Each line from the start of the records through the line containing "plt.rcParams['axes.unicode_minus'] = False" is to be transcribed exactly, and no other line is to be included.

***** Dataset entries *****

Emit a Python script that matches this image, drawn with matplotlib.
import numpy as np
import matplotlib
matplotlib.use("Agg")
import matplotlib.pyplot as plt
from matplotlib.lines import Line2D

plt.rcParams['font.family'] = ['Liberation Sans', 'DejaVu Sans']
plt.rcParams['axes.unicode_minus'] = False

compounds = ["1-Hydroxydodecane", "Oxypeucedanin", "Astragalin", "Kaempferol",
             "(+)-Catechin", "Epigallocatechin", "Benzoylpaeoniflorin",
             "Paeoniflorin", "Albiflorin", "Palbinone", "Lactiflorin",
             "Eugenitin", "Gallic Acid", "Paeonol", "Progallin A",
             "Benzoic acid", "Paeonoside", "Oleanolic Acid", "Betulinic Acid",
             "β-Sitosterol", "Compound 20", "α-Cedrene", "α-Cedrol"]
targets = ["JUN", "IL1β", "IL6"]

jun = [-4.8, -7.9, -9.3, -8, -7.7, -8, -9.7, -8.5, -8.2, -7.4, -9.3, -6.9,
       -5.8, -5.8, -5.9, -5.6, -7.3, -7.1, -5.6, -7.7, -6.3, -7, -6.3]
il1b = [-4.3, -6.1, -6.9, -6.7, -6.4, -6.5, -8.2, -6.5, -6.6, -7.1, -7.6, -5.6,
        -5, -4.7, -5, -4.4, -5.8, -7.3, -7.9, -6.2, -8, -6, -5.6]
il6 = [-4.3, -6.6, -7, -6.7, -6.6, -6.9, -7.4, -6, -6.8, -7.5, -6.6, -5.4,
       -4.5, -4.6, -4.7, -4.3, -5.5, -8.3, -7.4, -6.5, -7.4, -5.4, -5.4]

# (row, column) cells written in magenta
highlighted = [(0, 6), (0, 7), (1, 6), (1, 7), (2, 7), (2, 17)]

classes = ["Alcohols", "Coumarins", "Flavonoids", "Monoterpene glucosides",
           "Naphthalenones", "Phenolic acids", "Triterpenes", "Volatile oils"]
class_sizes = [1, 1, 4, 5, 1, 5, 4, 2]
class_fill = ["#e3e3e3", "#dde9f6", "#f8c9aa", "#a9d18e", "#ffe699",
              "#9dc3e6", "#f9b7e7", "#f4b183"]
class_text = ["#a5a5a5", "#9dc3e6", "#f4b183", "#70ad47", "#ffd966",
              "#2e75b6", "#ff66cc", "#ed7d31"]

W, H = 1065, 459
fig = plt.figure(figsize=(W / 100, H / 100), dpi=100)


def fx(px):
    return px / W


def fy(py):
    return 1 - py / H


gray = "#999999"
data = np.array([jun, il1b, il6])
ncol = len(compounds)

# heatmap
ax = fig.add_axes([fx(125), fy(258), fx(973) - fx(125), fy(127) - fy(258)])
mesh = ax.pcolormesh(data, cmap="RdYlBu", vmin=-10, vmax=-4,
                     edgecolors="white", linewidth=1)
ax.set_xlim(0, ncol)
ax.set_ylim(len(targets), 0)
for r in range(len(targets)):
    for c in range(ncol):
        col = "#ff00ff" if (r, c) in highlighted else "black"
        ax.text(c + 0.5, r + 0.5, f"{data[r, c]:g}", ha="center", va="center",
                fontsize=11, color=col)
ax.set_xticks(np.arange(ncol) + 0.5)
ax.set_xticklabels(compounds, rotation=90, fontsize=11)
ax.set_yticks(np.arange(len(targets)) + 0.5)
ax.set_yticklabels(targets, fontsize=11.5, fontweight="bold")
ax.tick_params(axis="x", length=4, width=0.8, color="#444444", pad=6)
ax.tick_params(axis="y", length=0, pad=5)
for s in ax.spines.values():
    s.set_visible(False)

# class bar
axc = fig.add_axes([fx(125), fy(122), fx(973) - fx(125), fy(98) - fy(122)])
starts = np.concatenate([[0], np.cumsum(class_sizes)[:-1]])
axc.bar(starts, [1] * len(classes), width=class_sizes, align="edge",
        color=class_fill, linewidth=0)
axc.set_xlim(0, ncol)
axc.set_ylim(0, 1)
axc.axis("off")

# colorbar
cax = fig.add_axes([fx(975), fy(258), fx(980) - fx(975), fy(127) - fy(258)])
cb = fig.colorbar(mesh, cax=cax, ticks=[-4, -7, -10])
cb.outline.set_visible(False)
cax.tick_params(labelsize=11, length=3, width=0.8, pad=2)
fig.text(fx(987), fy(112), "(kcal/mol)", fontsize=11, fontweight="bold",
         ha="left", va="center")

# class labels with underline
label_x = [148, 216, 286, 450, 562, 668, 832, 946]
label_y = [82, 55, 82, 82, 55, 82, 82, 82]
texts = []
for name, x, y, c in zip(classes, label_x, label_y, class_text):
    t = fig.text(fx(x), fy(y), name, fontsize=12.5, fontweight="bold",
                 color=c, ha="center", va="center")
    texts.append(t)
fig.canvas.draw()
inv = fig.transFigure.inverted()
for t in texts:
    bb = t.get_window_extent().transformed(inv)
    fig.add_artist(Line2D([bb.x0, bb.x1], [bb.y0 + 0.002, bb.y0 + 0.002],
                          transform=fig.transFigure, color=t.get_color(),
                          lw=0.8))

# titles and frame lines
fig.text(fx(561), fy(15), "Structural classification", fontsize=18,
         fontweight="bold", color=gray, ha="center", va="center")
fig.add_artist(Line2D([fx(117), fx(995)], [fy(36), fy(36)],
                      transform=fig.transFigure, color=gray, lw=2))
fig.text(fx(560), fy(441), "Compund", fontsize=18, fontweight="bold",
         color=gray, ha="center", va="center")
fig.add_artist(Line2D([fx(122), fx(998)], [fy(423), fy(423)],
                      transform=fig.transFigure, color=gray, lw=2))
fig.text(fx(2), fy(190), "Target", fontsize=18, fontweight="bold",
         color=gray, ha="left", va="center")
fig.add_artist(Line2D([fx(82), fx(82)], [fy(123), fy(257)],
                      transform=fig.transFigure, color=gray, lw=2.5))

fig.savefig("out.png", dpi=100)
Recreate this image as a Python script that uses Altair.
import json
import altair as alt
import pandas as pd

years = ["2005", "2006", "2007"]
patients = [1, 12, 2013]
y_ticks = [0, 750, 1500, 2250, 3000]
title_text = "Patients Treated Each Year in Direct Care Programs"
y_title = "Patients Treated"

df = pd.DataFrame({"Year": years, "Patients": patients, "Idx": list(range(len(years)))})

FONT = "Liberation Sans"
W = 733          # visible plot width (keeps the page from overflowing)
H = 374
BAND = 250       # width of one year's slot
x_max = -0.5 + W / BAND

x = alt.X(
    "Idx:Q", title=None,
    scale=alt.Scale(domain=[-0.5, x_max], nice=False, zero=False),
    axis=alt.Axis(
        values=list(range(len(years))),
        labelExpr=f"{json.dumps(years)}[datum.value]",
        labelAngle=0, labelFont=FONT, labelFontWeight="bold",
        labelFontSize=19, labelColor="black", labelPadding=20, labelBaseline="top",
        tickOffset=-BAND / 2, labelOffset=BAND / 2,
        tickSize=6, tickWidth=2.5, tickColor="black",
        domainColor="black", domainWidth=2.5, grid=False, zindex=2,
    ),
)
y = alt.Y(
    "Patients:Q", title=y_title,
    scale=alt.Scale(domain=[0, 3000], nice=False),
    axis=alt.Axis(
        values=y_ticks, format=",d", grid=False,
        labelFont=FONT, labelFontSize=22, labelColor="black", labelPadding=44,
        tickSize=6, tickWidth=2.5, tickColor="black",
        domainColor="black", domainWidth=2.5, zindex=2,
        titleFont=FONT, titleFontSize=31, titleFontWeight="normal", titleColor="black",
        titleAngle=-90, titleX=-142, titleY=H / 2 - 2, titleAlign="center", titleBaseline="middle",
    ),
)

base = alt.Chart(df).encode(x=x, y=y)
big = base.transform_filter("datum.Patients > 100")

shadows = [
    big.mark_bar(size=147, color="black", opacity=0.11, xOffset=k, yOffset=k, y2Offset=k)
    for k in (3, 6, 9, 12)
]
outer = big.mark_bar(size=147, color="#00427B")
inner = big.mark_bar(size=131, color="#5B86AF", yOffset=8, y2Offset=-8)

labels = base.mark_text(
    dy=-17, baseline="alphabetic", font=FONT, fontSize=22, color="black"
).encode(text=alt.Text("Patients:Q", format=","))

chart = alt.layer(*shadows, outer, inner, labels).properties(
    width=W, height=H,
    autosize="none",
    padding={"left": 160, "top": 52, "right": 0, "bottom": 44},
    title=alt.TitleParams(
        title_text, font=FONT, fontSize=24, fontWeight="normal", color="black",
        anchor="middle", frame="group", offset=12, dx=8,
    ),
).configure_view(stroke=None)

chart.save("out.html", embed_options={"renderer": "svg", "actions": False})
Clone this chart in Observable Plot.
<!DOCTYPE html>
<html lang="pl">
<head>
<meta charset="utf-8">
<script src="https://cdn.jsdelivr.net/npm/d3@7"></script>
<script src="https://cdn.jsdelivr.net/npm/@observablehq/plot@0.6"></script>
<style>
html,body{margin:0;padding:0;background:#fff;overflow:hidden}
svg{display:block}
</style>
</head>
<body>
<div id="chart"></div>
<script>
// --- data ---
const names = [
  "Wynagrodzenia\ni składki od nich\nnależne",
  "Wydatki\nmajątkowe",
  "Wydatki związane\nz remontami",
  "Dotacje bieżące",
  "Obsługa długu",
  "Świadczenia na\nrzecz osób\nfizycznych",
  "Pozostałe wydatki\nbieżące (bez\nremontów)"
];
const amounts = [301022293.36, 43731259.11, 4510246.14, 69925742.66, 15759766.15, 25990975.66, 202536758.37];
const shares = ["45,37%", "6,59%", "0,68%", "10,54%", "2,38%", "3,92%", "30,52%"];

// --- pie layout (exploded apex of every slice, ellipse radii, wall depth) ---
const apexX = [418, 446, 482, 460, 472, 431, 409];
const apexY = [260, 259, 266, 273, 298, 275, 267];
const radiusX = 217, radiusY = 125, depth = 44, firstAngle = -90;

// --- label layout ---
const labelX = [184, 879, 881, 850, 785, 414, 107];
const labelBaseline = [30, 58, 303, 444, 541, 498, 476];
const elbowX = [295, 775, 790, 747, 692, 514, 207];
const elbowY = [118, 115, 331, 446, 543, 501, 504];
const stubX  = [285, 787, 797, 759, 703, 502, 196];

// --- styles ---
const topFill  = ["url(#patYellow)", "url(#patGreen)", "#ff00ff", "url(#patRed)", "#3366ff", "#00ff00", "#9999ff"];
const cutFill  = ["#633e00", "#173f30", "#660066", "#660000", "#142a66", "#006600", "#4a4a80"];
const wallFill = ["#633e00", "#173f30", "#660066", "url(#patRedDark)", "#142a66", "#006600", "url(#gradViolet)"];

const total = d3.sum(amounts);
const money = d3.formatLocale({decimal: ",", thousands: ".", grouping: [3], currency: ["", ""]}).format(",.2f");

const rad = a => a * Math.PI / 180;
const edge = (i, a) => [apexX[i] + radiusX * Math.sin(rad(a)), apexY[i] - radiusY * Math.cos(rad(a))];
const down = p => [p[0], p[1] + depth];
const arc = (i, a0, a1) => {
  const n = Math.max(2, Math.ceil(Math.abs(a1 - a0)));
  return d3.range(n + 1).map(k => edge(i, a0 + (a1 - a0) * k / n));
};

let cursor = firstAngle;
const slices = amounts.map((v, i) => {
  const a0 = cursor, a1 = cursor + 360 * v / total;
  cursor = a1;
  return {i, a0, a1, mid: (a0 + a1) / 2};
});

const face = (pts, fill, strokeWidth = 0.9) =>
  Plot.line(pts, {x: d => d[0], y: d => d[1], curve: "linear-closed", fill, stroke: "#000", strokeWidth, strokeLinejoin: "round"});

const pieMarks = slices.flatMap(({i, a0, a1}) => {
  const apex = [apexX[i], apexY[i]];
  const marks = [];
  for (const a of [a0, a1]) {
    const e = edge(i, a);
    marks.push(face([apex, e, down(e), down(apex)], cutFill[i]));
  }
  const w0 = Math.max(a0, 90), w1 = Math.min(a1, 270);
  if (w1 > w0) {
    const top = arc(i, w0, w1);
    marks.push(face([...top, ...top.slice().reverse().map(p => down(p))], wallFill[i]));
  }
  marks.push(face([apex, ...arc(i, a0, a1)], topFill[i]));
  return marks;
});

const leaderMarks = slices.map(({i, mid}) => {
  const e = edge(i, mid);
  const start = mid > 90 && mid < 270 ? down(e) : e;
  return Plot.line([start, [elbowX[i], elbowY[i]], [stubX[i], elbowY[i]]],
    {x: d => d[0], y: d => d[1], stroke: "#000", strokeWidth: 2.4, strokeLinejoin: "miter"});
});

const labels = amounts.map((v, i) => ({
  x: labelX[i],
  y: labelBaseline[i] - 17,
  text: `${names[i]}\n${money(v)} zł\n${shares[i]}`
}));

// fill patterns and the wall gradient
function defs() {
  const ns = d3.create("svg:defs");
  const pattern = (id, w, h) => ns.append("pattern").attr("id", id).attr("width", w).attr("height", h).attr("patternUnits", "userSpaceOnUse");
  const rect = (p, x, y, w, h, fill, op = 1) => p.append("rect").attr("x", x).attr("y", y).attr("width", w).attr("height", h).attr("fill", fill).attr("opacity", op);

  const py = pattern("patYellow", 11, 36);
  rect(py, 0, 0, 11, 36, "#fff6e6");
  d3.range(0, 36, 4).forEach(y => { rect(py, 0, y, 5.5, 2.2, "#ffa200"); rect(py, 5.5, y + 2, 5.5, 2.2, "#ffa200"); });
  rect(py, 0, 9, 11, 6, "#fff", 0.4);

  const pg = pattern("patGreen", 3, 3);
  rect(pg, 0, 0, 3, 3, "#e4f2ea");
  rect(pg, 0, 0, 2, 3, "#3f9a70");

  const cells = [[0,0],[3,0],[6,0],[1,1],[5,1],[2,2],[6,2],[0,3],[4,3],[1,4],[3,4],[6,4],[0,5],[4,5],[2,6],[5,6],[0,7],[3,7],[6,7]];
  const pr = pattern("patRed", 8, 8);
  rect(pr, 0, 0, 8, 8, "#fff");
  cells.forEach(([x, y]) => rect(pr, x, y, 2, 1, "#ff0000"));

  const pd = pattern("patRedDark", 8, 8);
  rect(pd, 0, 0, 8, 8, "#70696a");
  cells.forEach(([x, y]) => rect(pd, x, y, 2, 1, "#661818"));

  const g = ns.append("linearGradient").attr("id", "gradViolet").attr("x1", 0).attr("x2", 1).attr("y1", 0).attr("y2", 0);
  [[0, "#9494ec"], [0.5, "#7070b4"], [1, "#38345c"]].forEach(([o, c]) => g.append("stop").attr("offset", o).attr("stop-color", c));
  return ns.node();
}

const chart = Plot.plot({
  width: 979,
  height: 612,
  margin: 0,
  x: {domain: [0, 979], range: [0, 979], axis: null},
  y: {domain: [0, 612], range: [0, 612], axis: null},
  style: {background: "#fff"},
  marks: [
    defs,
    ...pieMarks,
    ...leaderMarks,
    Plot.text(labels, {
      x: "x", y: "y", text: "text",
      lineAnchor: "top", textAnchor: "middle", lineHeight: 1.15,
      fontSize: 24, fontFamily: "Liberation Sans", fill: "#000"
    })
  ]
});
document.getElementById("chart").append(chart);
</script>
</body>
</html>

*****

▶ _Expected answer_
Emit a Python script that matches this image, drawn with matplotlib.
import numpy as np
import matplotlib
matplotlib.use("Agg")
import matplotlib.pyplot as plt
from matplotlib.lines import Line2D

plt.rcParams['font.family'] = ['Liberation Sans', 'DejaVu Sans']
plt.rcParams['axes.unicode_minus'] = False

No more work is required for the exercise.